Hey @voges316 I am looking into this. I have not had a chance to directly test this myself, but I noticed that the 2 commands you run are different. On the old version you have --label-column-index 1 and the new version --label-col 1. Can you see what happens if you use the old command in the latest version and let me know?

voges316 commented 3 years ago

@michaelgsharp yes, the cli options changed from v0.15 to v16.x. Using the older --label-column-index using v16.2 prints out an error and the help menu.

Option '--label-col' is required.
Unrecognized command or argument '--label-column-index'
Unrecognized command or argument '1'
michaelgsharp commented 3 years ago

@voges316 this is interesting. With version 16.2.0 I am also getting the same warning about the header, and label is also a string for me as well, but it runs without errors when I run it. I have attached the solution generated when I run it. Can you test it on your machine and see what happens? If it works, can you compare the differences between my project and yours? In theory they should be the same since its with the same version, but something is obviously different. YelpML16.zip

voges316 commented 3 years ago

@michaelgsharp So I tried to import the model in the existing code, and it failed to even import.

# Import line
ITransformer predictionPipeline = mlContext.Model.Load("models/YelpML16.zip", out predictionPipelineSchema);

# Exception
Unhandled exception. System.InvalidOperationException: Could not load legacy format model
 ---> System.InvalidOperationException: Repository doesn't contain entry DataLoaderModel/Model.key

Here's the full exception if it helps image

I also created a repo just to show what I was doing: https://github.com/voges316/MlnetModelImports

michaelgsharp commented 3 years ago

And you tried to import that using version 16.2.0 correct?

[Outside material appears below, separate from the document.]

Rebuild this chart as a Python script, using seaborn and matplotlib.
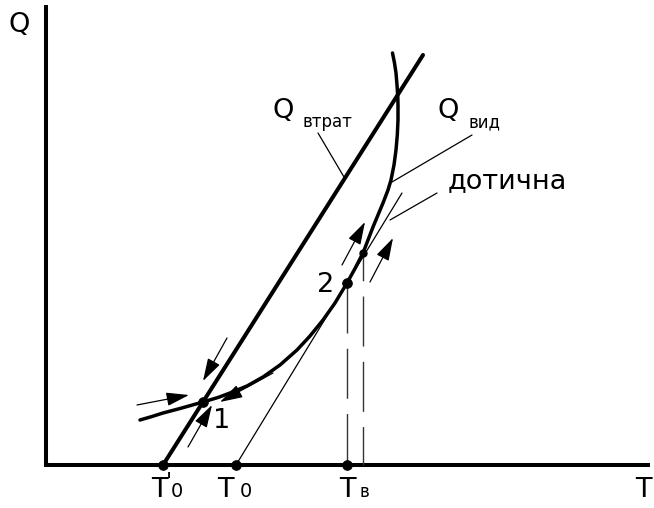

voges316 commented 3 years ago

Yes. mlnet v16.2.0 is what was used to generate the model. I am trying to import the model in dotnet-core, using Microsoft.ML v1.5.4

michaelgsharp commented 3 years ago

So using your exact same project (after modying the input/output to match the 16.2.0 version) it loaded and ran the model fine. I am wondering if there are multiple version of ML.NET on your machine that are conflicting with each other somehow. Can you clear our your nuget package folder and then rebuild and test again?

voges316 commented 3 years ago

So I deleted .nuget/packages/*, rebooted too for good measure, ran dotnet restore and dotnet run and encountered the same error.

Unhandled exception. System.InvalidOperationException: Can't bind the IDataView column 'PredictedLabel' of type 'String' to field or property 'Prediction' of type 'System.Boolean'.
michaelgsharp commented 3 years ago

I actually think thats progress. I had to change the ModelOutput to this:

    public class ModelOutput
    {
        //[ColumnName("PredictedLabel")]
        //public bool Prediction { get; set; }
        //public float Probability { get; set; }
        //public float Score { get; set; }

        // This is what 16.2.0 gives me
        [ColumnName("PredictedLabel")]
        public String Prediction { get; set; }
        // Note, the first value in the Score array corresponds to the prediction
        public float[] Score { get; set; }
    }

That should get you past the current error you are seeing.

You should then see an error on this line:

Console.WriteLine($"Text: {input.Col0} | Prediction: {(Convert.ToBoolean(result.Prediction) ? "Positive" : "Negative")} review | Probability of being positive: {result.Score[0]} ");

result.Prediction is coming back as "0", and the call to Convert.ToBoolean isn't happy with that. I changed it to this:

Console.WriteLine($"Text: {input.Col0} | Prediction: {(result.Prediction == "0" ? "Negative" : "Positive" )} review | Probability: {result.Score[0]} ");

Try that out and let me know what happens.

voges316 commented 3 years ago

Well that does indeed appear to fix it. So the actual modelinput & modeloutput generated by the mlnet cli tool differed between v0.15.1 and v16.2. That does make sense, but why is it saying columns that are 0/1 are 'strings' instead of booleans? But maybe that's just a code generation issue. Thanks for the help.

# dotnet run

Hello World!
=============== Single Prediction  ===============
Text: Meh, food was cold. | Prediction: Negative review | Probability of being positive: 0.00078324333 
================End of Process.Hit any key to exit==================================
michaelgsharp commented 3 years ago

It says they are strings because it parsed the input label column as a string, so the output label column is as well. I am still looking into why it is doing that, and why it thinks there is a header. Its possible that when those issues are resolved that it will go back to being a boolean value.

Sine your immediate issue has been resolved, I am going to go ahead and close this issue for now. I will shortly create issues to track the header and boolean issue. If you have more issues please feel free to either re-open this ticket (if its the same issue) or create a new one as needed.